In 1936, Schuschnigg also took over the leadership of the VF. The Front was declared a corporation under public law and the only legal political organisation in Austria. Its symbol was the crutch cross (Kruckenkreuz), and its official greeting was Österreich! ("Austria!") or Front heil!. The party flag was adopted as the second state flag of Austria. Though membership was obligatory for officials, the VF never became a mass movement. By the end of 1937 it had 3 million members (with 6.5 million inhabitants of Austria); it could however never win the support of its political opponents, neither from the circles of the Social Democrats nor from the Austrian Nazis.

===Anschluss===
Schuschnigg acknowledged that Austrians were Germans and that Austria was a "German state" but he strongly opposed an Anschluss and passionately wished for Austria to remain independent from Germany.

Schuschnigg's government had to face the increasing pressure by its powerful neighbour Nazi Germany under Austrian-born Adolf Hitler. The state's fate was sealed when the Italian dictator Benito Mussolini approached the German Nazis. To ease tensions, Schuschnigg on 11 July 1936 concluded an agreement, whereafter several conspirators of the 1934 July Putsch were released from prison. Nazi confidants like Edmund Glaise-Horstenau and Guido Schmidt joined Schuschnigg's cabinet, while Arthur Seyss-Inquart attained the office of a State Councillor, though the Austrian Nazi Party remained illegal.

On 12 February 1938 Hitler summoned Schuschnigg to his Berghof residence, constraining the readmission of the Nazi Party and the replacement of the Austrian chief of staff Alfred Jansa by Franz Böhme to pave the way for a Wehrmacht invasion. Schuschnigg had to appoint Seyss-Inquart Minister of the Interior, encouraging the political activation of the Austrian Nazis.

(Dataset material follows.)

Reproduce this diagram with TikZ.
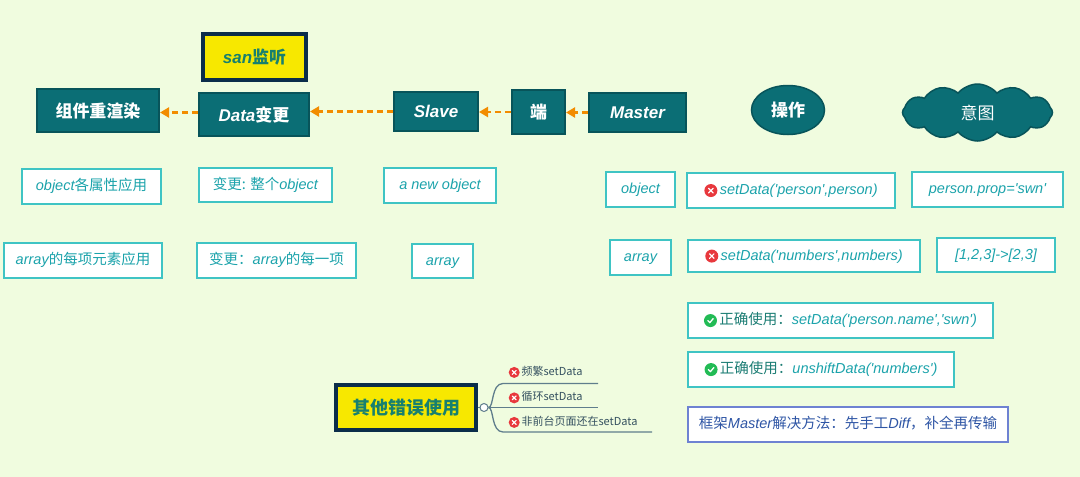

Realizing that he was in a bind, Schuschnigg announced a referendum on Austrian independence. In hopes of increasing the likelihood of a "Yes" vote, he agreed to lift the ban on the Social Democrats and their affiliated trade unions in return for their support of the referendum, dismantling the one-party state. This move came too late. Schuschnigg was finally forced to resign under German pressure on 11 March and was succeeded by Seyss-Inquart. The Fatherland Front was immediately banned after the Anschluss, the annexation of Austria to Germany, two days later.

After the Second World War, in 1945, former members of the Fatherland Front like Julius Raab and Leopold Figl founded the conservative and Christian democratic Austrian People's Party (ÖVP) that became one of the two major parties of the Second Austrian republic. Unlike the Fatherland Front, the ÖVP was fully committed to democracy and put less emphasis on religion.